Start

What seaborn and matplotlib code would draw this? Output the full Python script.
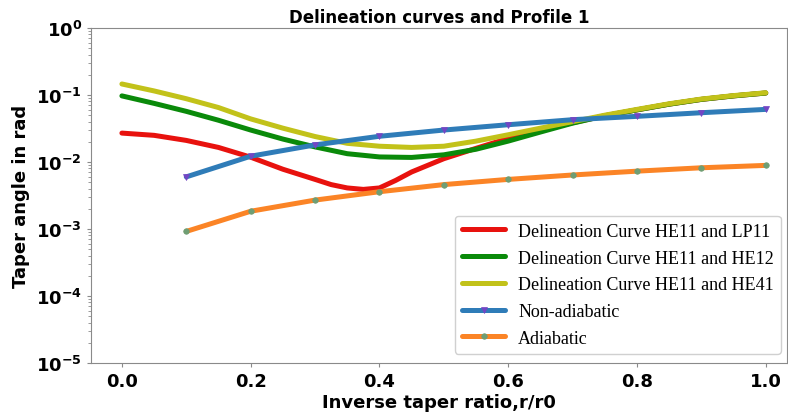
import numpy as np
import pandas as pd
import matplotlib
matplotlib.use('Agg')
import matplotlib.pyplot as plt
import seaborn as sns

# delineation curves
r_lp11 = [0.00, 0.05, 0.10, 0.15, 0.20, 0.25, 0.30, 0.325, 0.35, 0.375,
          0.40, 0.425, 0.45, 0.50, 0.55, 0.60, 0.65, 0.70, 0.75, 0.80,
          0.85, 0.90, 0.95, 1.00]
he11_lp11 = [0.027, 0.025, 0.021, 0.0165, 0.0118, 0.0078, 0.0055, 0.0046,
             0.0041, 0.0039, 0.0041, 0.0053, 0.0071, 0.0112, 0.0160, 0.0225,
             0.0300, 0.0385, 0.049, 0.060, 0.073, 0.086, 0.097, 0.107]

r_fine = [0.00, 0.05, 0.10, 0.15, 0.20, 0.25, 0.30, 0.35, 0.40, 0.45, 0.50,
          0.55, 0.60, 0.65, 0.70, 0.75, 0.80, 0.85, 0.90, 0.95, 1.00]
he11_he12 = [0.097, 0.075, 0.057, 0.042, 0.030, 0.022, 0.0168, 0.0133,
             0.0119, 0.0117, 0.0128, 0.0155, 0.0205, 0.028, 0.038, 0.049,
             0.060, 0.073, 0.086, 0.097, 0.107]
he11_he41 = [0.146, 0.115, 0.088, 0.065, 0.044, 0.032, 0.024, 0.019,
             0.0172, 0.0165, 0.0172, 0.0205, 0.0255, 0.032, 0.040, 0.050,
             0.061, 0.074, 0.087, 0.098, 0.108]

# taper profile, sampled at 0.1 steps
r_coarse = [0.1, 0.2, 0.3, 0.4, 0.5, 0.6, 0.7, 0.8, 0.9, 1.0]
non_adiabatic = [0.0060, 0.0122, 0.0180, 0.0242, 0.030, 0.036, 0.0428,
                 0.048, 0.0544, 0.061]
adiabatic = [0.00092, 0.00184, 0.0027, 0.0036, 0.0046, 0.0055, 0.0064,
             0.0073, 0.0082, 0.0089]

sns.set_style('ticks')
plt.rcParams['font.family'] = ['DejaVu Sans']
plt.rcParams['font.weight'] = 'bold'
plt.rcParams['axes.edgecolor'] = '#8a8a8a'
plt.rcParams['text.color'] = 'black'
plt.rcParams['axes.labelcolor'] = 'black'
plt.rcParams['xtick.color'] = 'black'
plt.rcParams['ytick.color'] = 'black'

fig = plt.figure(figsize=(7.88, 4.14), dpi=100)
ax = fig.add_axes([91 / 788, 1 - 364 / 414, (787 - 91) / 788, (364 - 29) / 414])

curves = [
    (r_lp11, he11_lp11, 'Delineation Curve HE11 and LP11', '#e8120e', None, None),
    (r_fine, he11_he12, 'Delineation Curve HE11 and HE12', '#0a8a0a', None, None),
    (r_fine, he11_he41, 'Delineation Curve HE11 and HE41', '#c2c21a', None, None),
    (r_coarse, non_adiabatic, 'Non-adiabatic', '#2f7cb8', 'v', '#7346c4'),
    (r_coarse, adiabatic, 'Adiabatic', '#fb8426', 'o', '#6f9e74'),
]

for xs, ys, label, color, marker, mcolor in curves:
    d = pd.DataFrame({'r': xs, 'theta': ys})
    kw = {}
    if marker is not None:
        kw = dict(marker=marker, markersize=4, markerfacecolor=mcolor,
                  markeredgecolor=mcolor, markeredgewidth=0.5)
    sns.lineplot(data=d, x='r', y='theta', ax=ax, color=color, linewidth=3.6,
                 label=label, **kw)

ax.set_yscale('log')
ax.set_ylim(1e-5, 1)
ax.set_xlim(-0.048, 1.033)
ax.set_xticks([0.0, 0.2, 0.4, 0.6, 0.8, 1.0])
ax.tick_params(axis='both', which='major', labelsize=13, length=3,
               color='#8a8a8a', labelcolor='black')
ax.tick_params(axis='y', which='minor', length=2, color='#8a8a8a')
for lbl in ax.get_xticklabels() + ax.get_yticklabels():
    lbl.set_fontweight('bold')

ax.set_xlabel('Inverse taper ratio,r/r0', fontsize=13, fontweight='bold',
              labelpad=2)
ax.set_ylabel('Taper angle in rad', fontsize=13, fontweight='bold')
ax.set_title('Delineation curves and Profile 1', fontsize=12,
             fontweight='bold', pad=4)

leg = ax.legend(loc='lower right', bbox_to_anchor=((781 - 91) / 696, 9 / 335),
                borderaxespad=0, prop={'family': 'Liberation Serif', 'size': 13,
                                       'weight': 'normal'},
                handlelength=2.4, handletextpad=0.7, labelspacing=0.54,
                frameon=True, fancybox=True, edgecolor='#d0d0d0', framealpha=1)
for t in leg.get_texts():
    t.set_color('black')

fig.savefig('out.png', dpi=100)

End

• **TO BE DONE**:
Reproduce all of the material exactly, apart from the pictures.

• **WRITTEN REPLY**:
What seaborn and matplotlib code would draw this? Output the full Python script.
import numpy as np
import pandas as pd
import matplotlib
matplotlib.use('Agg')
import matplotlib.pyplot as plt
import seaborn as sns

# delineation curves
r_lp11 = [0.00, 0.05, 0.10, 0.15, 0.20, 0.25, 0.30, 0.325, 0.35, 0.375,
          0.40, 0.425, 0.45, 0.50, 0.55, 0.60, 0.65, 0.70, 0.75, 0.80,
          0.85, 0.90, 0.95, 1.00]
he11_lp11 = [0.027, 0.025, 0.021, 0.0165, 0.0118, 0.0078, 0.0055, 0.0046,
             0.0041, 0.0039, 0.0041, 0.0053, 0.0071, 0.0112, 0.0160, 0.0225,
             0.0300, 0.0385, 0.049, 0.060, 0.073, 0.086, 0.097, 0.107]

r_fine = [0.00, 0.05, 0.10, 0.15, 0.20, 0.25, 0.30, 0.35, 0.40, 0.45, 0.50,
          0.55, 0.60, 0.65, 0.70, 0.75, 0.80, 0.85, 0.90, 0.95, 1.00]
he11_he12 = [0.097, 0.075, 0.057, 0.042, 0.030, 0.022, 0.0168, 0.0133,
             0.0119, 0.0117, 0.0128, 0.0155, 0.0205, 0.028, 0.038, 0.049,
             0.060, 0.073, 0.086, 0.097, 0.107]
he11_he41 = [0.146, 0.115, 0.088, 0.065, 0.044, 0.032, 0.024, 0.019,
             0.0172, 0.0165, 0.0172, 0.0205, 0.0255, 0.032, 0.040, 0.050,
             0.061, 0.074, 0.087, 0.098, 0.108]

# taper profile, sampled at 0.1 steps
r_coarse = [0.1, 0.2, 0.3, 0.4, 0.5, 0.6, 0.7, 0.8, 0.9, 1.0]
non_adiabatic = [0.0060, 0.0122, 0.0180, 0.0242, 0.030, 0.036, 0.0428,
                 0.048, 0.0544, 0.061]
adiabatic = [0.00092, 0.00184, 0.0027, 0.0036, 0.0046, 0.0055, 0.0064,
             0.0073, 0.0082, 0.0089]

sns.set_style('ticks')
plt.rcParams['font.family'] = ['DejaVu Sans']
plt.rcParams['font.weight'] = 'bold'
plt.rcParams['axes.edgecolor'] = '#8a8a8a'
plt.rcParams['text.color'] = 'black'
plt.rcParams['axes.labelcolor'] = 'black'
plt.rcParams['xtick.color'] = 'black'
plt.rcParams['ytick.color'] = 'black'

fig = plt.figure(figsize=(7.88, 4.14), dpi=100)
ax = fig.add_axes([91 / 788, 1 - 364 / 414, (787 - 91) / 788, (364 - 29) / 414])

curves = [
    (r_lp11, he11_lp11, 'Delineation Curve HE11 and LP11', '#e8120e', None, None),
    (r_fine, he11_he12, 'Delineation Curve HE11 and HE12', '#0a8a0a', None, None),
    (r_fine, he11_he41, 'Delineation Curve HE11 and HE41', '#c2c21a', None, None),
    (r_coarse, non_adiabatic, 'Non-adiabatic', '#2f7cb8', 'v', '#7346c4'),
    (r_coarse, adiabatic, 'Adiabatic', '#fb8426', 'o', '#6f9e74'),
]

for xs, ys, label, color, marker, mcolor in curves:
    d = pd.DataFrame({'r': xs, 'theta': ys})
    kw = {}
    if marker is not None:
        kw = dict(marker=marker, markersize=4, markerfacecolor=mcolor,
                  markeredgecolor=mcolor, markeredgewidth=0.5)
    sns.lineplot(data=d, x='r', y='theta', ax=ax, color=color, linewidth=3.6,
                 label=label, **kw)

ax.set_yscale('log')
ax.set_ylim(1e-5, 1)
ax.set_xlim(-0.048, 1.033)
ax.set_xticks([0.0, 0.2, 0.4, 0.6, 0.8, 1.0])
ax.tick_params(axis='both', which='major', labelsize=13, length=3,
               color='#8a8a8a', labelcolor='black')
ax.tick_params(axis='y', which='minor', length=2, color='#8a8a8a')
for lbl in ax.get_xticklabels() + ax.get_yticklabels():
    lbl.set_fontweight('bold')

ax.set_xlabel('Inverse taper ratio,r/r0', fontsize=13, fontweight='bold',
              labelpad=2)
ax.set_ylabel('Taper angle in rad', fontsize=13, fontweight='bold')
ax.set_title('Delineation curves and Profile 1', fontsize=12,
             fontweight='bold', pad=4)

leg = ax.legend(loc='lower right', bbox_to_anchor=((781 - 91) / 696, 9 / 335),
                borderaxespad=0, prop={'family': 'Liberation Serif', 'size': 13,
                                       'weight': 'normal'},
                handlelength=2.4, handletextpad=0.7, labelspacing=0.54,
                frameon=True, fancybox=True, edgecolor='#d0d0d0', framealpha=1)
for t in leg.get_texts():
    t.set_color('black')

fig.savefig('out.png', dpi=100)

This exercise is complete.